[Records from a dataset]
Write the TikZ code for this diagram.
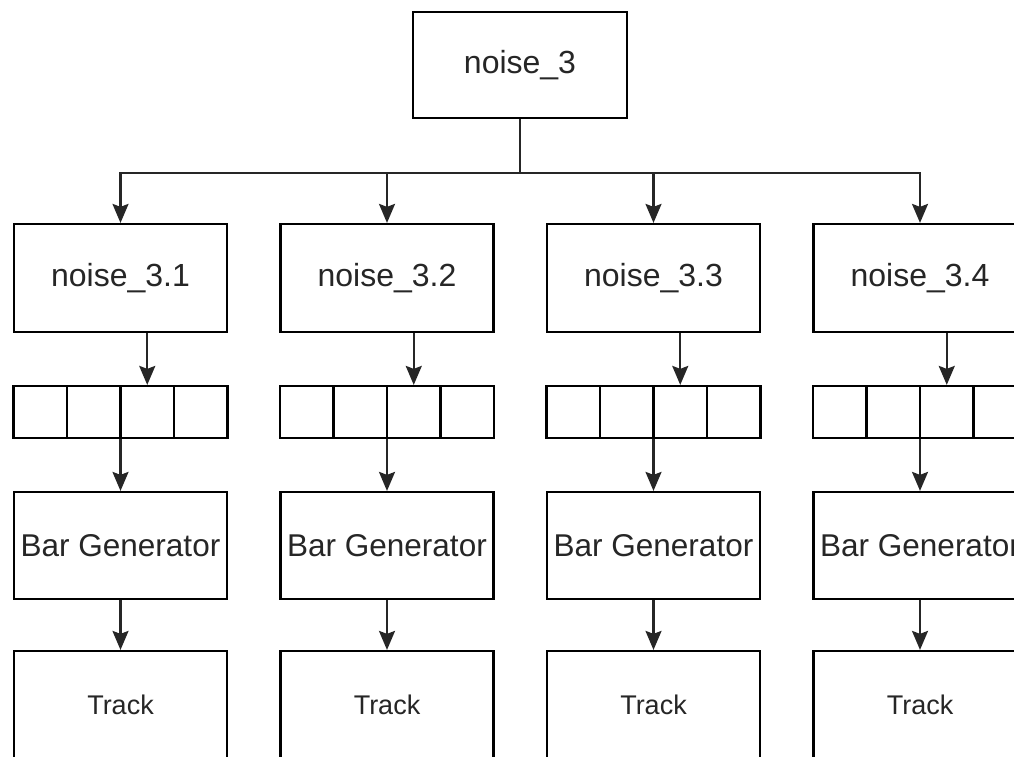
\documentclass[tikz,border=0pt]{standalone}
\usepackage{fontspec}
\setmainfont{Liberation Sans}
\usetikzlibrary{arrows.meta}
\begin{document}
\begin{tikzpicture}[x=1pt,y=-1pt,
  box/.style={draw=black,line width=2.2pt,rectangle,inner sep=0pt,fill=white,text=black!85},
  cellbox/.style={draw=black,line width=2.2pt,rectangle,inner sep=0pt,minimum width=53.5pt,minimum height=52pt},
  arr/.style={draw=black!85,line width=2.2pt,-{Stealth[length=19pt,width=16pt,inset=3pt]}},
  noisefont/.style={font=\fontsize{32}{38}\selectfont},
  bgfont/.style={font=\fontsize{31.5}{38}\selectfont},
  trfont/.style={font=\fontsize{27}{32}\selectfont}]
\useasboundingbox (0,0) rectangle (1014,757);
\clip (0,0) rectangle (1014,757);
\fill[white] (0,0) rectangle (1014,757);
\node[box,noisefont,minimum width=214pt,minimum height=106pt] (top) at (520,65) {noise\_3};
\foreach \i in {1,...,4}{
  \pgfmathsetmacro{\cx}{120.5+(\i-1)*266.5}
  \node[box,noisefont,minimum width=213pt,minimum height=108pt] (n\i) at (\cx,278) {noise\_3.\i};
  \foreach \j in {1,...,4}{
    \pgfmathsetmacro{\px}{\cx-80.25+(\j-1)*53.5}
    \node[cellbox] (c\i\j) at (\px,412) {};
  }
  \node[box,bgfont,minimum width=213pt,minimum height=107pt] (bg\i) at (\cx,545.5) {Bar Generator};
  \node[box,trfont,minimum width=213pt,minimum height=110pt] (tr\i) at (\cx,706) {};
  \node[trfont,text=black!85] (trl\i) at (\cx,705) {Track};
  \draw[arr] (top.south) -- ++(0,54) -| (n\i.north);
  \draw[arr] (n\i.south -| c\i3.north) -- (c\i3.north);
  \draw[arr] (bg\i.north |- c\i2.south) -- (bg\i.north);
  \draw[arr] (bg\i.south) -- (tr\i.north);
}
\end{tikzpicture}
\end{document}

...

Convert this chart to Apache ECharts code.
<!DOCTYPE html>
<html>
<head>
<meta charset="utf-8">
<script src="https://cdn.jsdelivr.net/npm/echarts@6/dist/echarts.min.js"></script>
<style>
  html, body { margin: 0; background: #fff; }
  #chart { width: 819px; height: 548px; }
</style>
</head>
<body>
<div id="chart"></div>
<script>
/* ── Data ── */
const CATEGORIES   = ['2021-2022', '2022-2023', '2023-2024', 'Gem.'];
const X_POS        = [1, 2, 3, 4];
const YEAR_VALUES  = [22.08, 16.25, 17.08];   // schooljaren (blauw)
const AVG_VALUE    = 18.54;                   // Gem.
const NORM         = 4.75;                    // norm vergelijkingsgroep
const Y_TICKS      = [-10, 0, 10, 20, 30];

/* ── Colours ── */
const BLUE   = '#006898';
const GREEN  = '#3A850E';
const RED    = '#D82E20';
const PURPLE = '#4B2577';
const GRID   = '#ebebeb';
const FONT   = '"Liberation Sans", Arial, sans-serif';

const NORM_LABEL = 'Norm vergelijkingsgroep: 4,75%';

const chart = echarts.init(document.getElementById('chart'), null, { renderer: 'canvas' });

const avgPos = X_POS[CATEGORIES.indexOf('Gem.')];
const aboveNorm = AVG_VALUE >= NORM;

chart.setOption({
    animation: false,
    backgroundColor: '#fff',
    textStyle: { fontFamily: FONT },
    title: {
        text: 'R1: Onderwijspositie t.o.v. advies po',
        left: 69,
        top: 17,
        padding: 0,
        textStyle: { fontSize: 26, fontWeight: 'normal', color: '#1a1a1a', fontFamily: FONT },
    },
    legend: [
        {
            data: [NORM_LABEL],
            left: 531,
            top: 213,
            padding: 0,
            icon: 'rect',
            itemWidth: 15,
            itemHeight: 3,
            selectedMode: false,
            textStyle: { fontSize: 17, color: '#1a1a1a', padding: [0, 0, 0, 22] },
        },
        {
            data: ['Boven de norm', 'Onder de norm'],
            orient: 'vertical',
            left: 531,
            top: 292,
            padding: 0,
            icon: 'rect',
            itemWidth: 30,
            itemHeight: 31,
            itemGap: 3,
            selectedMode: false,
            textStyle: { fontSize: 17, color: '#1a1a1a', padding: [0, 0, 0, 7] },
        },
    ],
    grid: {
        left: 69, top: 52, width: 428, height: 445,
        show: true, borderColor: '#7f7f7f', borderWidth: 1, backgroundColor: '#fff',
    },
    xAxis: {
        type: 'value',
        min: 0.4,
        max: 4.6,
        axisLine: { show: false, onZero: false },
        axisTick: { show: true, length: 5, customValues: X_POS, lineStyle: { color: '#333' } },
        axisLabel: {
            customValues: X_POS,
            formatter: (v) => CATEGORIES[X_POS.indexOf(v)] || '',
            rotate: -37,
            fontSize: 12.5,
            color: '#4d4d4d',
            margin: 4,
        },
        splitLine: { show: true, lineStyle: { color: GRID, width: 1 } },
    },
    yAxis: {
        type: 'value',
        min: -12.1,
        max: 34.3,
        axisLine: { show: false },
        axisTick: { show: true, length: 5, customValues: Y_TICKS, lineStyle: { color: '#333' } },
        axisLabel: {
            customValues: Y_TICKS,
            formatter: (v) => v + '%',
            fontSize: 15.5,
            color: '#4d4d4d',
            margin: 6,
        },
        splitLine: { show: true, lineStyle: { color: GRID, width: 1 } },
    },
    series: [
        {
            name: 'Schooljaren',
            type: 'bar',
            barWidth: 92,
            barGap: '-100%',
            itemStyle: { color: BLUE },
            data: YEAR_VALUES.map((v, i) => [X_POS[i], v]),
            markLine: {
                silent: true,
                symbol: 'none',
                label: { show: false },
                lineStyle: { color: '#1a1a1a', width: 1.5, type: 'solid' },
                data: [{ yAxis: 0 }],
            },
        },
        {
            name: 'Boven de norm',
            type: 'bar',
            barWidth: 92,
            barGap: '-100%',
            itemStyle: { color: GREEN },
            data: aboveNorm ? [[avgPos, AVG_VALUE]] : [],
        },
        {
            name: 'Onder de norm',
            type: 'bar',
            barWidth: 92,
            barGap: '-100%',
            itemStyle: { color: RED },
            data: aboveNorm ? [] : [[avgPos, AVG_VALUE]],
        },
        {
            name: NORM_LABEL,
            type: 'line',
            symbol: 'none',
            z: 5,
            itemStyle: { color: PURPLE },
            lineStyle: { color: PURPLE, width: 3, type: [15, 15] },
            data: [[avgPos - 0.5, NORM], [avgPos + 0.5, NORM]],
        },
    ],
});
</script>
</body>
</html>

Stated problem
From the entries above, give again exactly the lines running from the line with "Convert this chart to Apache ECharts code." to the line with "const aboveNorm = AVG_VALUE >= NORM;"; include both of those lines.

Result for this exercise
Convert this chart to Apache ECharts code.
<!DOCTYPE html>
<html>
<head>
<meta charset="utf-8">
<script src="https://cdn.jsdelivr.net/npm/echarts@6/dist/echarts.min.js"></script>
<style>
  html, body { margin: 0; background: #fff; }
  #chart { width: 819px; height: 548px; }
</style>
</head>
<body>
<div id="chart"></div>
<script>
/* ── Data ── */
const CATEGORIES   = ['2021-2022', '2022-2023', '2023-2024', 'Gem.'];
const X_POS        = [1, 2, 3, 4];
const YEAR_VALUES  = [22.08, 16.25, 17.08];   // schooljaren (blauw)
const AVG_VALUE    = 18.54;                   // Gem.
const NORM         = 4.75;                    // norm vergelijkingsgroep
const Y_TICKS      = [-10, 0, 10, 20, 30];

/* ── Colours ── */
const BLUE   = '#006898';
const GREEN  = '#3A850E';
const RED    = '#D82E20';
const PURPLE = '#4B2577';
const GRID   = '#ebebeb';
const FONT   = '"Liberation Sans", Arial, sans-serif';

const NORM_LABEL = 'Norm vergelijkingsgroep: 4,75%';

const chart = echarts.init(document.getElementById('chart'), null, { renderer: 'canvas' });

const avgPos = X_POS[CATEGORIES.indexOf('Gem.')];
const aboveNorm = AVG_VALUE >= NORM;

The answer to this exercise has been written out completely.